Emmanuel Macron n’a pas caché son agacement à l’égard de la Chancelière allemande, samedi, lors de la conférence sur la sécurité de Munich : « je n’ai pas de frustration, j’ai des impatiences ». De fait, depuis deux ans, Angela Merkel a soigneusement tué toutes les propositions du chef de l’État français visant à relancer l’intégration communautaire, de la défense à la zone euro en passant par l’environnement, l’intelligence artificielle ou la réforme des institutions. À l’heure où les États-Unis se désengagent de la marche du monde et où la Chine affirme sa brutale puissance, cette Allemagne vieillissante et conservatrice, affirme que l’Union telle qu’elle est, c’est-à-dire une grande Suisse, lui suffit amplement. Elle lui permet d’accumuler des excédents grâce au marché unique et à l’euro, excédents qu’elle n’entend pas partager avec les pays qui souffrent des déséquilibres qu’elle crée, et les rêves français d’une puissance européenne lui sont totalement étrangers, le parapluie militaire américain, même troué, lui suffisant largement.

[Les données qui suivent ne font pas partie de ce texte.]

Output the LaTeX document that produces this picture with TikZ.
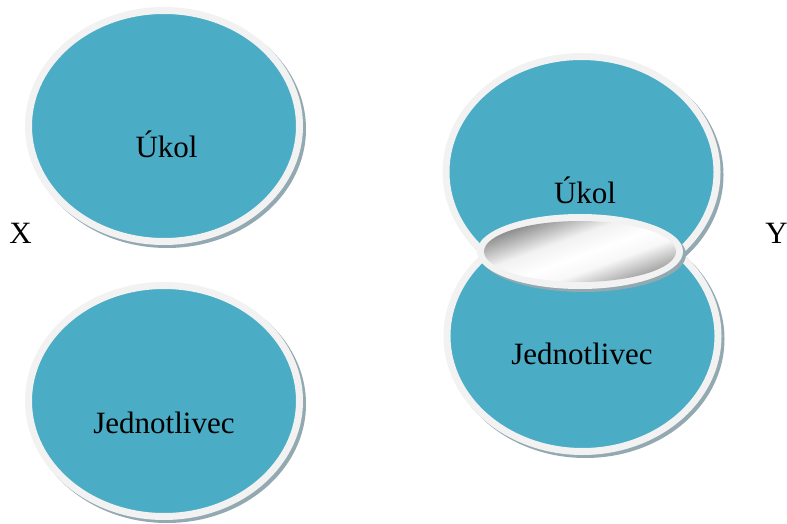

À l’Élysée, on le reconnait : l’Allemagne merkelienne est dénuée de toute pensée géostratégique, ce qui rend impossible toute « nouvelle dynamique (pour) l’aventure européenne », notamment en transférant au niveau de l’Union des « éléments de souveraineté », comme le souhaite Emmanuel Macron. On va le voir une nouvelle fois jeudi lors du sommet extraordinaire consacré au cadre financier pluriannuel européen 2021-2027 : non seulement Berlin qui croule sous l’argent n’entend pas lâcher un euro supplémentaire pour compenser le départ du Royaume-Uni, mais elle veut obtenir une nouvelle baisse, après celle de 2012, d’un budget communautaire déjà famélique (un peu plus de 1 % du RNB européen). Si l’argent est la mesure de l’ambition, Berlin va clairement afficher qu’elle n’en a absolument aucune pour l’Union. Cette réalité dissimulée depuis une vingtaine d’années derrière le commode paravent de l’euroscepticisme britannique va être mise en évidence par le Brexit.
Ce refus merkelien de changer quoi que ce soit, alors que le monde évolue à grande vitesse, commence à créer un malaise dans les rangs de la CDU, les démocrates-chrétiens allemands. « C’est le président français qui fait des propositions et c’est nous qui prenons beaucoup de temps pour y répondre », a ainsi reconnu à Munich Armin Laschet, l’un des possibles candidats à la succession de la chancelière. Sous ses airs policés, cette phrase est particulièrement violente, Merkel étant totalement intouchable en Allemagne.
Cela étant, il serait très injuste de faire porter le chapeau de la panne européenne à la seule Merkel : en réalité, en dehors de la France, il n’existe plus aucune volonté politique de bâtir une Europe puissance, voire même de maintenir l’Union telle qu’elle est. Les pays d’Europe de l’Est et du sud sont seulement intéressés par l’argent européen, les pays du nord par les bénéfices du grand marché et de l’euro. Mais le jour où l’on jugera que les inconvénients l’emportent sur les bénéfices, chacun reprendra ses billes. Bref, la question est posée : l’Europe a-t-elle seulement été le projet de la seconde moitié du XXe siècle ? Donald Trump et Xi Xiping le pensent.